By starving your business of professional marketing, by default, you’re relying on amateur marketing. This makes no sense. If you’re going to try DIY on your business, this is not the place to do it.

In a nutshell: If you want great marketing results, invest in great marketing

Yes, if they knew how great you were, they’d hire you. But when they connect with you for the first time, all they have to form their decision on, is what they see. That’s why your image matters so much.

Here’s a question for you to ponder: How do you look, when a prospective client connects with your image?

Most small business owners operate behind naff logos, poorly designed websites and amateur looking social networking accounts. If you want prospective clients to consider you a professional, you need to look the part. No matter what promises you make, what testimonials you offer or what guarantees you provide, no one will take any notice, if your image looks bad.

There’s a direct link between how we feel and the people we habitually associate with. If we associate with people who inspire us, we feel inspired. If we associate with people who encourage us and motivate us to stretch, we grow.

That’s why it pays to be selective regarding the people we associate with. For example, when we associate with people who are doing better than we are, the natural inclination is for us to rise to their level. Of course, the opposite is also true. When we associate with people who are doing as well as us, or less well, we find ourselves spinning our wheels.

As Jim Rohn used to say: “You are the average of the five people you spend the most time with”.

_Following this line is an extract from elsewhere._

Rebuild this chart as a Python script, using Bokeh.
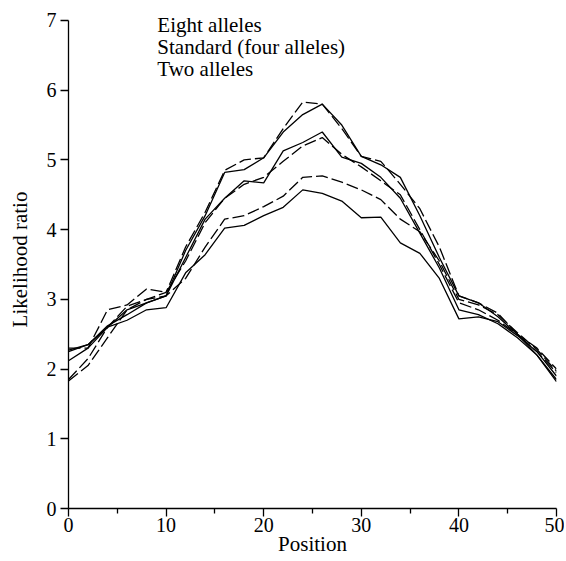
from bokeh.plotting import figure
from bokeh.models import Label, FixedTicker
from bokeh.embed import file_html
from bokeh.resources import INLINE

positions = list(range(0, 51, 2))

top_solid = [2.27, 2.35, 2.62, 2.78, 2.95, 3.05, 3.70, 4.20, 4.82, 4.86, 5.03, 5.40, 5.65,
             5.80, 5.50, 5.05, 4.93, 4.75, 4.20, 3.60, 3.05, 2.95, 2.75, 2.50, 2.20, 1.85]
top_dashed = [1.85, 2.15, 2.60, 2.90, 3.00, 3.10, 3.75, 4.25, 4.85, 5.00, 5.03, 5.45, 5.83,
              5.80, 5.45, 5.05, 4.98, 4.65, 4.30, 3.75, 3.05, 2.95, 2.80, 2.50, 2.25, 1.95]
mid_solid = [2.25, 2.35, 2.60, 2.85, 2.95, 3.05, 3.60, 4.15, 4.45, 4.70, 4.67, 5.13, 5.25,
             5.40, 5.04, 4.95, 4.75, 4.45, 3.95, 3.45, 2.85, 2.78, 2.65, 2.45, 2.20, 1.82]
mid_dashed = [2.30, 2.30, 2.85, 2.92, 3.15, 3.10, 3.55, 4.10, 4.45, 4.65, 4.75, 4.98, 5.20,
              5.32, 5.08, 4.90, 4.70, 4.50, 4.00, 3.50, 2.95, 2.85, 2.70, 2.50, 2.30, 2.00]
low_solid = [2.12, 2.30, 2.60, 2.70, 2.85, 2.88, 3.38, 3.64, 4.02, 4.06, 4.20, 4.32, 4.57,
             4.52, 4.41, 4.17, 4.18, 3.81, 3.66, 3.30, 2.72, 2.75, 2.68, 2.48, 2.25, 1.90]
low_dashed = [1.83, 2.05, 2.45, 2.85, 3.00, 3.05, 3.30, 3.75, 4.15, 4.20, 4.33, 4.48, 4.75,
              4.77, 4.68, 4.57, 4.43, 4.15, 3.97, 3.55, 3.00, 2.92, 2.78, 2.52, 2.28, 1.97]

legend_labels = ["Eight alleles", "Standard (four alleles)", "Two alleles"]
legend_x = 9.1
legend_y = [6.93, 6.615, 6.30]

x_ticks = [0, 10, 20, 30, 40, 50]
y_ticks = [0, 1, 2, 3, 4, 5, 6, 7]

FONT = "Liberation Serif"

p = figure(frame_width=488, frame_height=498, x_range=(0, 50), y_range=(0, 7.143),
           output_backend="svg", toolbar_location=None,
           min_border_left=68, min_border_right=8, min_border_top=10, min_border_bottom=46)
p.outline_line_color = None
p.xgrid.grid_line_color = None
p.ygrid.grid_line_color = None
p.background_fill_color = "white"
p.border_fill_color = "white"

for series, dash in [(top_solid, "solid"), (top_dashed, "12 4"),
                     (mid_solid, "solid"), (mid_dashed, "12 4"),
                     (low_solid, "solid"), (low_dashed, "12 4")]:
    p.line(positions, series, line_color="black", line_width=1.3, line_dash=dash)

for ax in (p.xaxis[0], p.yaxis[0]):
    ax.axis_line_color = "black"
    ax.axis_line_width = 1.3
    ax.major_tick_line_color = "black"
    ax.major_tick_line_width = 1.3
    ax.major_tick_out = 8
    ax.major_tick_in = 0
    ax.major_label_text_font = FONT
    ax.major_label_text_font_size = "20px"
    ax.major_label_text_color = "black"
    ax.axis_label_text_font = FONT
    ax.axis_label_text_font_size = "21px"
    ax.axis_label_text_font_style = "normal"
    ax.axis_label_text_color = "black"

p.xaxis.ticker = FixedTicker(ticks=x_ticks, minor_ticks=[5, 15, 25, 35, 45])
p.xaxis.minor_tick_line_color = "black"
p.xaxis.minor_tick_line_width = 1.3
p.xaxis.minor_tick_out = 5
p.xaxis.minor_tick_in = 0
p.xaxis.axis_label = "Position"
p.xaxis.axis_label_standoff = -3
p.xaxis.major_label_standoff = 1

p.yaxis.ticker = FixedTicker(ticks=y_ticks, minor_ticks=[])
p.yaxis.bounds = (0, 7)
p.yaxis.minor_tick_line_color = None
p.yaxis.axis_label = "Likelihood ratio"
p.yaxis.axis_label_standoff = 12
p.yaxis.major_label_standoff = 4
p.yaxis.major_label_orientation = "horizontal"

for lab, ly in zip(legend_labels, legend_y):
    p.add_layout(Label(x=legend_x, y=ly, text=lab, text_font=FONT, text_font_size="21px",
                       text_baseline="middle", text_color="black"))

open("out.html", "w").write(file_html(p, INLINE))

So, choose wisely. Associate with people who will inspire you to be better. People who will encourage you and motivate you to be the best you can be.

5)NETWORK CORRECTLY

In business, it’s extremely important to build great connections with influential people. This is the exact opposite of what the typical small business owner does. They go for numbers instead and look in the worst possible places.

Think about it: We’ve all met business owners who struggle to find new clients, even though they’re members of a networking group and have hundreds, maybe thousands of Linkedin contacts.

That should be impossible — right?  Surely, with so many contacts, these struggling business owners would be able to reach out with a message and quickly attract more client inquiries than they need. However, this never happens. Why? Because they are connected to business owners who lack the influence and contacts, to be able to make a difference!

The most successful business owners use the exact opposite approach. I recommend you do the same. It looks like this: They deliberately target the most influential people in their marketplace and put a strategy together, to connect with them. They do this months before they ask anything from them.

And no, you will not find the most influential people in networking clubs, asking struggling business owners for introductions. You’ll have to do a little research. But that’s fine. You’re aiming for quality, not numbers.